Not sure. Need to think about it. Others have more experience with such affordances than I do.

@jeffjarvis I don't mean to 'put you on the spot'! I was just asking for a 'personal view' of what you'd like to see (if possible)

@scottjenson It's the right spot. As a user, I want to know what I missed from folks I tend to like. I demonstrate that liking by interacting with them and I respect what folks I like are talking about. But right there I can see myself potentially falling into a trap of valuing performative engagement again. Or not. That's what I'm struggling with. I know the end-product I want. I need to think through the perils of the paths there.

@jeffjarvis That's why I'm suggesting a fairly simplistic model to start: start with your home feed and offer a few obvious ways to sort it. Nothing fancy, just áfew sort-by levers that (hopefully) doesn't encourage too much performance.
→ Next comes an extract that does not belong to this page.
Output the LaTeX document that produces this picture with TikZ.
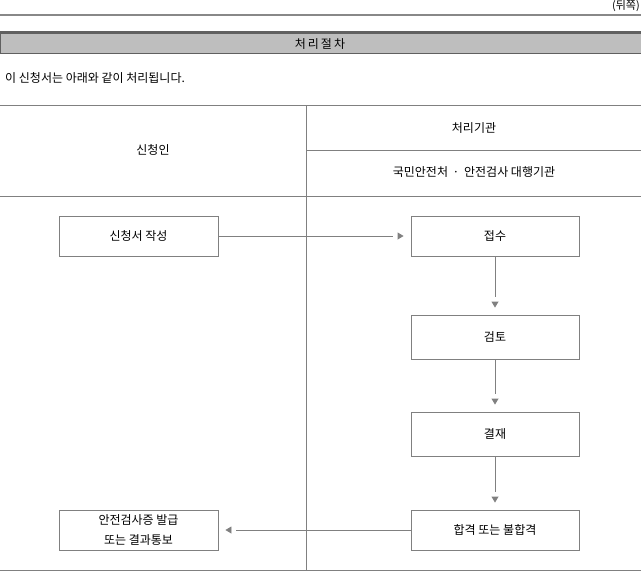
\documentclass[tikz,border=0pt]{standalone}
\usepackage{fontspec}
\setmainfont{Noto Sans CJK KR}
\usetikzlibrary{arrows.meta,decorations.markings}
\definecolor{rulegray}{HTML}{888888}
\definecolor{darkrule}{HTML}{606060}
\definecolor{bandfill}{HTML}{BEBEBE}
\definecolor{linegray}{HTML}{808080}
\begin{document}
\begin{tikzpicture}[x=1pt,y=-1pt,
  txt/.style={font=\fontsize{12}{14}\selectfont, inner sep=0pt},
  stepbox/.style={draw=linegray, line width=0.9pt, fill=white, minimum width=159pt, minimum height=40pt, align=center, inner sep=0pt, font=\fontsize{12}{20}\selectfont},
  rbox/.style={stepbox, minimum width=168pt},
  tall/.style={minimum height=44pt},
  conn/.style={draw=linegray, line width=0.9pt, shorten >=18pt,
    postaction={decorate, decoration={markings,
      mark=at position -7pt with {\arrow[linegray, line width=0.9pt]{Triangle[length=6pt,width=7pt]}}}}},
  grid/.style={draw=linegray, line width=0.9pt}
]
\useasboundingbox (0,0) rectangle (641,571);
\fill[white] (0,0) rectangle (641,571);
% header
\node[txt, anchor=east, font=\fontsize{11}{12}\selectfont] (back) at (640,6) {(뒤쪽)};
\draw[rulegray, line width=2.4pt] (0,15) -- (641,15);
\draw[darkrule, line width=2.4pt] (0,32.5) -- (641,32.5);
\fill[bandfill] (0,34) rectangle (641,53);
\draw[darkrule, line width=1pt] (0.5,34) -- (0.5,53.5);
\draw[darkrule, line width=1.2pt] (0,53.5) -- (641,53.5);
\node[txt] (title) at (320,44) {처\,리\,절\,차};
\node[txt, anchor=west] (intro) at (5,78) {이 신청서는 아래와 같이 처리됩니다.};
% table
\draw[grid] (0,105) -- (641,105);
\draw[grid] (306,150) -- (641,150);
\draw[grid] (0,196.5) -- (641,196.5);
\draw[grid] (0,570) -- (641,570);
\draw[grid] (306,105) -- (306,571);
\node[txt] (applicant) at (153,150) {신청인};
\node[txt] (agency) at (474,128) {처리기관};
\node[txt] (agencies) at (474,172) {국민안전처 \,·\, 안전검사 대행기관};
% boxes
\node[stepbox] (write) at (138.5,236) {신청서 작성};
\node[rbox] (receive) at (495,236) {접수};
\node[rbox, tall] (review) at (495,337) {검토};
\node[rbox, tall] (approve) at (495,434) {결재};
\node[rbox] (result) at (495,530) {합격 또는 불합격};
\node[stepbox] (issue) at (138.5,530) {안전검사증 발급\\또는 결과통보};
% connectors
\draw[conn] (write) -- (receive);
\draw[conn] (receive) -- (review);
\draw[conn] (review) -- (approve);
\draw[conn] (approve) -- (result);
\draw[conn] (result) -- (issue);
\end{tikzpicture}
\end{document}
Anything that tries to get fancy could easily fall into the performative engagement trap.

@scottjenson @jeffjarvis You could simply do a very easy logistic regression of your own decision of "favorite" or "bookmark" or "reply" against the vectors of boost and favorite of all your follows to get a statistical prediction of how likely you are to favorite (or reply to, etc.) a post. Let's call that prediction "quality", acknowledging that is a firmly subjective (intersubjective?) kind of quality.

Then need some way to combine that "quality" metric with recency. I'd favor a quality threshold that varies over time to maintain a roughly constant rate of posts selected from the thousands of candidates per day: 5 per day, say, or 50 per day. Maybe only rate a post 48 hours after posting so all the data is in.